The Drought Monitor covering the High Plains: December 8, 2022 update, courtesy of the University of Nebraska.
Exceptional drought covers most of Oklahoma in the December 8, 2022 Drought Monitor update, courtesy of the University of Nebraska.

With so much “Exceptional” drought – storm systems have less low-level moisture to work with, continuing the pattern of drought. Local geography can make a big impact on local weather – for example, a large body of water can be a source of evaporation, adding to the local moisture content of the local airmass. With less standing water in lakes, ponds and streams, the local atmosphere is drier.

Here in Kansas, we have had dry front after dry front move over – where typically the region would receive beneficial moisture from the passage of a cold front. In the Fall of 2022, that unfortunately has not been the case.

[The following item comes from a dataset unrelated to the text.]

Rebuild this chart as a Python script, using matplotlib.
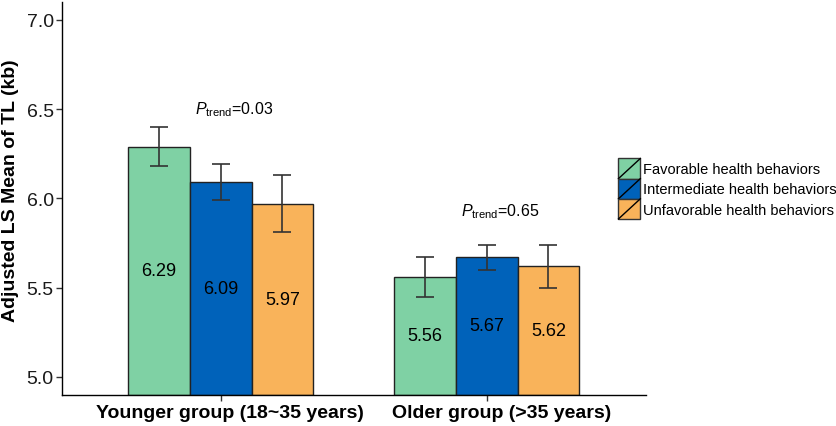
import matplotlib
matplotlib.use("Agg")
import matplotlib.pyplot as plt
import numpy as np
from matplotlib.patches import Rectangle
from matplotlib.lines import Line2D
from matplotlib.legend_handler import HandlerBase
from matplotlib.transforms import ScaledTranslation, blended_transform_factory

plt.rcParams['font.family'] = ['Liberation Sans', 'DejaVu Sans']
plt.rcParams['mathtext.fontset'] = 'custom'
plt.rcParams['mathtext.rm'] = 'Liberation Sans'
plt.rcParams['mathtext.it'] = 'Liberation Sans:italic'

groups = ["Younger group (18~35 years)", "Older group (>35 years)"]
series = ["Favorable health behaviors", "Intermediate health behaviors", "Unfavorable health behaviors"]
means = {
    "Favorable health behaviors": [6.29, 5.56],
    "Intermediate health behaviors": [6.09, 5.67],
    "Unfavorable health behaviors": [5.97, 5.62],
}
errs = {
    "Favorable health behaviors": [0.11, 0.11],
    "Intermediate health behaviors": [0.10, 0.07],
    "Unfavorable health behaviors": [0.16, 0.12],
}
colors = ["#7FD1A4", "#0062BA", "#F9B35A"]
p_labels = ["0.03", "0.65"]
p_label_y = [6.50, 5.93]

fig = plt.figure(figsize=(8.37, 4.27), dpi=100)
ax = fig.add_axes([62/837, 1-395.7/427, (646-62)/837, (395.7-3)/427])

x = np.arange(len(groups))
w = 0.232
ymin = 4.9
for i, s in enumerate(series):
    xs = x + (i-1)*w
    vals = np.array(means[s])
    ax.bar(xs, vals - ymin, bottom=ymin, width=w, color=colors[i], edgecolor="#222222", linewidth=1.0, zorder=2)
    ax.errorbar(xs, vals, yerr=errs[s], fmt='none', ecolor="#333333", elinewidth=1.2, capsize=6.2, capthick=1.2, zorder=3)
    for xx, v in zip(xs, vals):
        ax.text(xx, (v + ymin)/2, f"{v:.2f}", ha='center', va='center', fontsize=13, color='black', zorder=4)

for gi in range(len(groups)):
    ax.text(x[gi] + 0.05, p_label_y[gi], r'$\mathit{P}_{\mathrm{trend}}$' + '=' + p_labels[gi],
            ha='center', va='center', fontsize=11.5)

ax.set_xlim(-0.597, 1.599)
ax.set_ylim(4.9, 7.1)
ax.set_yticks([5.0, 5.5, 6.0, 6.5, 7.0])
ax.set_yticklabels(["5.0", "5.5", "6.0", "6.5", "7.0"], fontsize=14, color="#1a1a1a")
ax.set_xticks(x)
ax.set_xticklabels([])
base = blended_transform_factory(ax.transData, ax.transAxes)
for gi, dx in zip(range(len(groups)), [9, 15]):
    ax.text(x[gi], 0, groups[gi], fontsize=14, fontweight='bold', ha='center', va='top',
            transform=base + ScaledTranslation(dx/100, -9/100, fig.dpi_scale_trans), clip_on=False)
ax.tick_params(axis='y', length=4, width=1, color="#333333", pad=2)
ax.tick_params(axis='x', length=4, width=1, color="#333333", pad=5)
ax.spines['top'].set_visible(False)
ax.spines['right'].set_visible(False)
ax.spines['left'].set_linewidth(1.0)
ax.spines['bottom'].set_linewidth(1.0)
ax.set_ylabel("Adjusted LS Mean of TL (kb)", fontsize=14, fontweight='bold')
ax.yaxis.set_label_coords((19 - 62)/584, (395.7 - 191)/392.7)


class HandlerSlashBox(HandlerBase):
    def __init__(self, color):
        super().__init__()
        self.color = color

    def create_artists(self, legend, orig_handle, xdescent, ydescent, width, height, fontsize, trans):
        r = Rectangle((-xdescent, -ydescent), width, height, facecolor=self.color,
                      edgecolor="#333333", linewidth=1.0, transform=trans)
        l = Line2D([-xdescent, -xdescent + width], [-ydescent, -ydescent + height],
                   color="black", linewidth=1.0, transform=trans)
        return [r, l]


handles = [Rectangle((0, 0), 1, 1) for _ in series]
hmap = {h: HandlerSlashBox(c) for h, c in zip(handles, colors)}
leg = fig.legend(handles, series, handler_map=hmap, loc='upper left',
                 bbox_to_anchor=(617/837, 1-158/427), frameon=False, fontsize=10.5,
                 handlelength=1.5, handleheight=1.75, handletextpad=0.2, labelspacing=0.0,
                 borderaxespad=0, borderpad=0.1)

fig.savefig("out.png", dpi=100)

Instead – Kansas has had the seamlessly never-ending threat of wildfires. With low relatively humidity due to exceptionally dry airmasses, the constant High Plains wind and very dry soils, Red Flag Warnings have been commonplace.

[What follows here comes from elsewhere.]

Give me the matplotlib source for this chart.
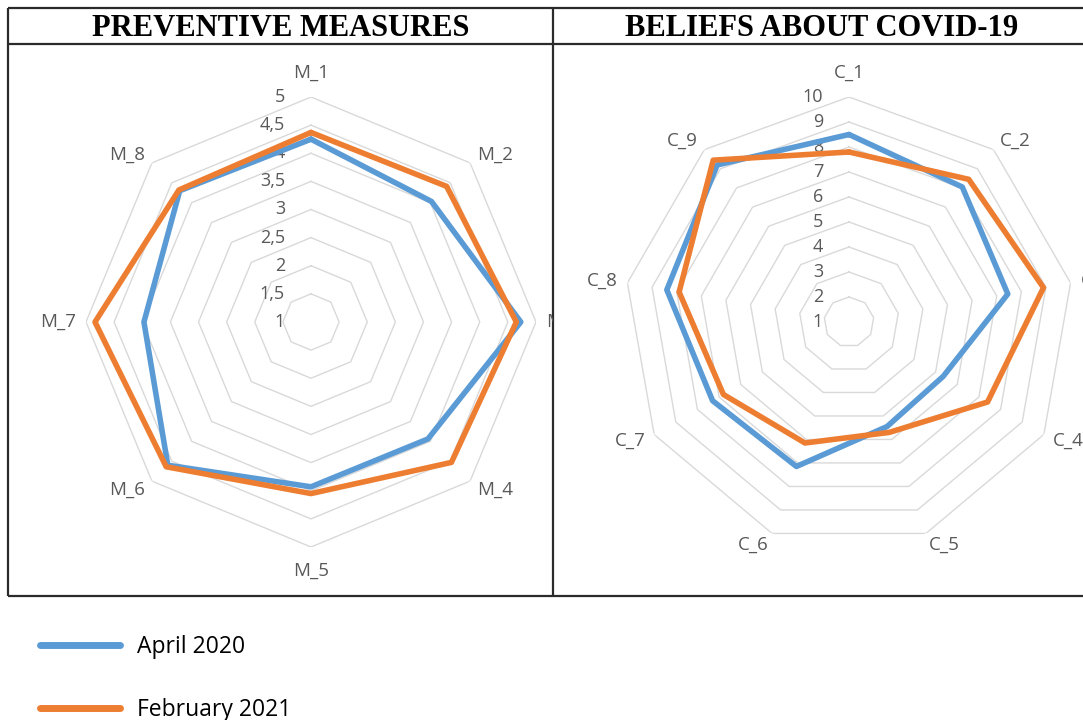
import numpy as np
import matplotlib.pyplot as plt
from matplotlib.transforms import Bbox, TransformedBbox

# data
measures = ["M_1", "M_2", "M_3", "M_4", "M_5", "M_6", "M_7", "M_8"]
measures_apr20 = [4.25, 4.03, 4.73, 3.94, 3.93, 4.60, 3.97, 4.30]
measures_feb21 = [4.37, 4.41, 4.65, 4.53, 4.05, 4.64, 4.84, 4.32]
measure_ticks = [1, 1.5, 2, 2.5, 3, 3.5, 4, 4.5, 5]

beliefs = ["C_1", "C_2", "C_3", "C_4", "C_5", "C_6", "C_7", "C_8", "C_9"]
beliefs_apr20 = [8.5, 8.05, 7.45, 5.35, 5.45, 7.15, 7.3, 8.4, 9.2]
beliefs_feb21 = [7.8, 8.45, 8.9, 7.4, 5.7, 6.15, 6.8, 7.9, 9.45]
belief_ticks = [1, 2, 3, 4, 5, 6, 7, 8, 9, 10]

series_names = ["April 2020", "February 2021"]

BLUE = "#5B9BD5"
ORANGE = "#ED7D31"
GRID = "#D9D9D9"
TXT = "#595959"

plt.rcParams['font.family'] = ['Open Sans', 'DejaVu Sans']

W, H = 1083, 720
fig = plt.figure(figsize=(W / 100, H / 100), dpi=100)

# table frame drawn in pixel coordinates
bg = fig.add_axes([0, 0, 1, 1])
bg.set_xlim(0, W)
bg.set_ylim(H, 0)
bg.axis('off')
frame = dict(color="#2b2b2b", lw=1.6, solid_capstyle='butt')
bg.plot([8, W], [8, 8], **frame)
bg.plot([8, W], [44, 44], **frame)
bg.plot([8, W], [596, 596], **frame)
bg.plot([8, 8], [8, 596], **frame)
bg.plot([553, 553], [8, 596], **frame)
title_font = dict(family='Liberation Serif', weight='bold', size=22,
                  ha='center', va='center', color='black')
bg.text(280.5, 28, "PREVENTIVE MEASURES", **title_font)
bg.text(822, 28, "BELIEFS ABOUT COVID-19", **title_font)


def radar(cx, cy, labels, apr, feb, ticks, comma, cell):
    '''
    Draws one Excel style radar chart centred on pixel (cx, cy),
    texts are clipped to the table cell (x0, x1) in pixels
    '''
    R = 225
    ax = fig.add_axes([(cx - R) / W, 1 - (cy + R) / H, 2 * R / W, 2 * R / H],
                      projection='polar')
    ax.set_theta_zero_location('N')
    ax.set_theta_direction(-1)
    ax.set_ylim(ticks[0], ticks[-1])
    ax.grid(False)
    ax.spines['polar'].set_visible(False)
    ax.set_xticks([])
    ax.set_yticks([])
    ax.patch.set_alpha(0)

    clip = TransformedBbox(Bbox([[cell[0] / 100, 124 / 100],
                                 [cell[1] / 100, 676 / 100]]),
                           fig.dpi_scale_trans)

    n = len(labels)
    theta = np.arange(n) * 2 * np.pi / n
    closed = np.append(theta, theta[0])

    # polygon grid rings
    for v in ticks[1:]:
        ax.plot(closed, [v] * (n + 1), color=GRID, lw=1.0, zorder=1)

    # ring value labels
    for v in ticks:
        s = str(v).replace('.', ',') if comma else str(v)
        ax.annotate(s, (0, v), xytext=(-26, 0), textcoords='offset pixels',
                    ha='right', va='center', fontsize=13, color=TXT,
                    zorder=2)

    # category labels
    for t, lab in zip(theta, labels):
        sn, cs = np.sin(t), np.cos(t)
        if abs(sn) < 0.05:
            ha = 'center'
            off = (0, 24 * np.sign(cs))
        else:
            ha = 'left' if sn > 0 else 'right'
            off = (10 * sn, 12 * cs)
        txt = ax.annotate(lab, (t, ticks[-1]), xytext=off,
                          textcoords='offset pixels', ha=ha, va='center',
                          fontsize=13.5, color=TXT, annotation_clip=False)
        txt.set_clip_box(clip)
        txt.set_clip_on(True)

    l1, = ax.plot(closed, np.append(apr, apr[0]), color=BLUE, lw=4,
                  solid_capstyle='round', zorder=3)
    l2, = ax.plot(closed, np.append(feb, feb[0]), color=ORANGE, lw=4,
                  solid_capstyle='round', zorder=4)
    return l1, l2


h1, h2 = radar(311, 322, measures, measures_apr20, measures_feb21,
               measure_ticks, True, (8, 553))
radar(849, 322, beliefs, beliefs_apr20, beliefs_feb21, belief_ticks, False,
      (553, W))

leg = fig.legend([h1, h2], series_names, loc='upper left',
                 bbox_to_anchor=(40 / W, 1 - 635 / H), frameon=False,
                 fontsize=16.5, handlelength=3.5, handletextpad=0.75,
                 labelspacing=1.7, borderpad=0, borderaxespad=0)
for line in leg.get_lines():
    line.set_linewidth(5)

plt.savefig("out.png", dpi=100)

The probability of La Nina vs. El Nino in 3 month increments, courtesy of Climate.gov

Unfortunately for those hoping for drought conditions to drastically improve – it doesn’t appear likely in the near term. La Nina is expected to continue strong through at least the first quarter of 2023 – with a possible pattern shift toward storm season ’23. If La Nina can slowly ease toward a neutral phase, drought conditions should improve somewhat – with the hope that Spring chase season has ample low-level moisture to work with.